** begin SOURCE DATA **

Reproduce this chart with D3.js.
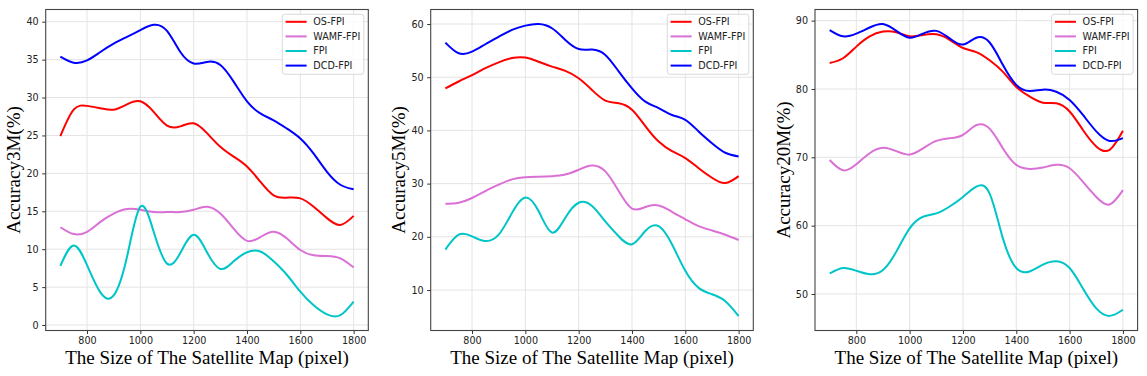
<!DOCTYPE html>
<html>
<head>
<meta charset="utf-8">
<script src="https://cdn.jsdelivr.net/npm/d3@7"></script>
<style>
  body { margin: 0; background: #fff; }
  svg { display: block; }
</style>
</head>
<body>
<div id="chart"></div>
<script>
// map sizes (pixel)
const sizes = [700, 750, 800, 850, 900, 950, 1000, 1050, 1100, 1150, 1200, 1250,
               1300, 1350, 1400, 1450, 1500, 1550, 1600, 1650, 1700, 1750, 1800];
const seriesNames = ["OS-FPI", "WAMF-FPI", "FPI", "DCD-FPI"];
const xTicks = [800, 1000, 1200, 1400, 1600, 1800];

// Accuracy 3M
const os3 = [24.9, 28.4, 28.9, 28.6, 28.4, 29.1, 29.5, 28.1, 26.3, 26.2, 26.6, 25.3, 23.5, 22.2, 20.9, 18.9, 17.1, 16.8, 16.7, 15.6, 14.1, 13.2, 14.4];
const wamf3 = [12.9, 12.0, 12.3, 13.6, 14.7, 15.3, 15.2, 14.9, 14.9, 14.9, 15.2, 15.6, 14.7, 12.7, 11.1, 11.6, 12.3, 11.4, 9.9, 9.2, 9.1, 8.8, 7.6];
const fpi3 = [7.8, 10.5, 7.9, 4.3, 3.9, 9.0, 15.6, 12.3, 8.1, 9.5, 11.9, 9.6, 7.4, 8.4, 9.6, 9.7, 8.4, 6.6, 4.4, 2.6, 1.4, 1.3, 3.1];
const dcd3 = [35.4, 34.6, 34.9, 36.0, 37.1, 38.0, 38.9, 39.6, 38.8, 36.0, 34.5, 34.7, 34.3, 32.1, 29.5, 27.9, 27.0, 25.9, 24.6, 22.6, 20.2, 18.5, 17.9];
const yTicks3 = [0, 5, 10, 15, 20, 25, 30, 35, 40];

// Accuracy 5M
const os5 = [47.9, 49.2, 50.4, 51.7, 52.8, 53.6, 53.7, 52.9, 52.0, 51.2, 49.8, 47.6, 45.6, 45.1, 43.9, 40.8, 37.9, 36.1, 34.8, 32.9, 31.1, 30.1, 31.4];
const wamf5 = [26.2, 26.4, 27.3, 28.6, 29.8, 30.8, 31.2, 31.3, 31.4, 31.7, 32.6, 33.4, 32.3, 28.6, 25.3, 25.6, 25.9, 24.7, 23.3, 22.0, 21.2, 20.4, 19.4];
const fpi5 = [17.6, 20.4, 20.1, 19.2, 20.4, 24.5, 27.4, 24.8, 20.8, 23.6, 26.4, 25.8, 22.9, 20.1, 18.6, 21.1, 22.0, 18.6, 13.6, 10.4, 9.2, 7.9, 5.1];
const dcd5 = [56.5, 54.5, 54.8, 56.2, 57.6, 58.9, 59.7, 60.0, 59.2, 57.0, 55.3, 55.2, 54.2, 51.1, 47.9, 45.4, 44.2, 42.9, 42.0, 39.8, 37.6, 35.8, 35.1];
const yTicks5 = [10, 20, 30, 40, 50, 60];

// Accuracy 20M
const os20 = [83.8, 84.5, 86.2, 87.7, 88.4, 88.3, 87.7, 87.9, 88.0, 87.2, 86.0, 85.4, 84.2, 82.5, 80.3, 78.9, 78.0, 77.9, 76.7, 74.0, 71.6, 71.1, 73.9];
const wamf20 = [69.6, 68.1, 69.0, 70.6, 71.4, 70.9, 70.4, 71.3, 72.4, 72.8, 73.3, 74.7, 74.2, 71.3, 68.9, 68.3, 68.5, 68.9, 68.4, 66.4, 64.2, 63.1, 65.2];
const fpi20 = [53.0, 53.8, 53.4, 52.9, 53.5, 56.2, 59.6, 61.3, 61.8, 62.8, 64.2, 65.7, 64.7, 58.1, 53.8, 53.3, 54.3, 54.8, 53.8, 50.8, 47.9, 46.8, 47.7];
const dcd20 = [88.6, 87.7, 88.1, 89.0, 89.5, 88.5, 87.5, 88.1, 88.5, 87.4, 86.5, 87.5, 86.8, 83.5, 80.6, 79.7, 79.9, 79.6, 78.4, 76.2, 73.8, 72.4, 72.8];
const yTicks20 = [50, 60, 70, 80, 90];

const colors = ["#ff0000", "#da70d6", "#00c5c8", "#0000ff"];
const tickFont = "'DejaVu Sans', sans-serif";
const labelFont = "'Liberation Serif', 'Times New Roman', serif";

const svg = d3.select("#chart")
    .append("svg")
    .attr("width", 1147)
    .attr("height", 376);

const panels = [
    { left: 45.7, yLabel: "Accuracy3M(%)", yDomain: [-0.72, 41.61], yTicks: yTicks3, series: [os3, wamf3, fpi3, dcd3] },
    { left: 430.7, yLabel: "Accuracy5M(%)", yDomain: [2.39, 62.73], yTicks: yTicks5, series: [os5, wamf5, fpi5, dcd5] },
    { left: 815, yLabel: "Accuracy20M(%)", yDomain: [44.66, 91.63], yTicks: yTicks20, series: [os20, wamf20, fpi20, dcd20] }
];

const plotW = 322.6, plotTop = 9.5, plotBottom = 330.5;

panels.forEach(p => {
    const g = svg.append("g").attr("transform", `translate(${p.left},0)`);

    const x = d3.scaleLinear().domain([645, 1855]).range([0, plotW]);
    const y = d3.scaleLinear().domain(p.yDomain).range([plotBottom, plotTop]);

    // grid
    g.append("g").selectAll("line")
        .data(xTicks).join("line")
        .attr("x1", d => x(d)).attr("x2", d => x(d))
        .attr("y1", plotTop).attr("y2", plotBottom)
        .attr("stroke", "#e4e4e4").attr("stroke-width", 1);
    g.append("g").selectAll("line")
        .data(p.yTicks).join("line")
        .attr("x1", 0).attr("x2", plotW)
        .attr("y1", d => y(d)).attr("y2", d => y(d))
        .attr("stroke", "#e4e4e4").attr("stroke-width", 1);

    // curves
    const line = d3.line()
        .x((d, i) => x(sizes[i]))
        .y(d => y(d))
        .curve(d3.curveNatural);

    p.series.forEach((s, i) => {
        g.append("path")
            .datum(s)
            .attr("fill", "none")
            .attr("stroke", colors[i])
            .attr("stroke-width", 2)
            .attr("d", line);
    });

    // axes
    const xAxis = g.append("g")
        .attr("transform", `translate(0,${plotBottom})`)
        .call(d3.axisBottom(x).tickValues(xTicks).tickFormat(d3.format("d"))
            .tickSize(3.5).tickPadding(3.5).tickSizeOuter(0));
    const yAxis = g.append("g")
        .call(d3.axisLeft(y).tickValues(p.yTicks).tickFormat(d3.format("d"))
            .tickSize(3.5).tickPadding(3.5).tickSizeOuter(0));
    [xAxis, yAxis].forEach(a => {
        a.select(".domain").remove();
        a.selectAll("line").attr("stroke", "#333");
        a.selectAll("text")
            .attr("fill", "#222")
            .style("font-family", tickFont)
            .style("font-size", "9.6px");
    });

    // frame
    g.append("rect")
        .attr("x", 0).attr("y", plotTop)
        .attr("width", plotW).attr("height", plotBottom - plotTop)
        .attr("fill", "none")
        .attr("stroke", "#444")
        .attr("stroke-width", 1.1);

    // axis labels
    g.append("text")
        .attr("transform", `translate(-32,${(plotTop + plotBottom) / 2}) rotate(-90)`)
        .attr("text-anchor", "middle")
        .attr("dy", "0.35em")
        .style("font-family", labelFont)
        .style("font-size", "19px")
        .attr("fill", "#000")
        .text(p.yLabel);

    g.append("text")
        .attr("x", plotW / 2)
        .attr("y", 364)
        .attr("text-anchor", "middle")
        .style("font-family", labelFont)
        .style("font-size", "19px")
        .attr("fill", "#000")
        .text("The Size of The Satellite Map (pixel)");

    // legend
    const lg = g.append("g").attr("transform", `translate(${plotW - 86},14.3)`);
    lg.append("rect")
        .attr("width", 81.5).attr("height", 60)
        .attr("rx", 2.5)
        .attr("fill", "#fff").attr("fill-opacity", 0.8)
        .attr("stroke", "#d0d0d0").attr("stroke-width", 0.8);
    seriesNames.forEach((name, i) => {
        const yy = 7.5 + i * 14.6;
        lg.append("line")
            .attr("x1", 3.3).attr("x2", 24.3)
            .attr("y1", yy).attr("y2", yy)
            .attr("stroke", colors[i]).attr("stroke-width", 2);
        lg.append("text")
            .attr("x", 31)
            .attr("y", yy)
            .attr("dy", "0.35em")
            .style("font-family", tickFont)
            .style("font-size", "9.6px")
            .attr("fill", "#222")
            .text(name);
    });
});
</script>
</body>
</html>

** end SOURCE DATA **

# EXERCISE BRIEF
Would you reproduce the lines above, from the very first through the line containing "const xTicks = [800, 1000, 1200, 1400, 1600, 1800];", exactly and without the pictures?

# FULL RESPONSE
Reproduce this chart with D3.js.
<!DOCTYPE html>
<html>
<head>
<meta charset="utf-8">
<script src="https://cdn.jsdelivr.net/npm/d3@7"></script>
<style>
  body { margin: 0; background: #fff; }
  svg { display: block; }
</style>
</head>
<body>
<div id="chart"></div>
<script>
// map sizes (pixel)
const sizes = [700, 750, 800, 850, 900, 950, 1000, 1050, 1100, 1150, 1200, 1250,
               1300, 1350, 1400, 1450, 1500, 1550, 1600, 1650, 1700, 1750, 1800];
const seriesNames = ["OS-FPI", "WAMF-FPI", "FPI", "DCD-FPI"];
const xTicks = [800, 1000, 1200, 1400, 1600, 1800];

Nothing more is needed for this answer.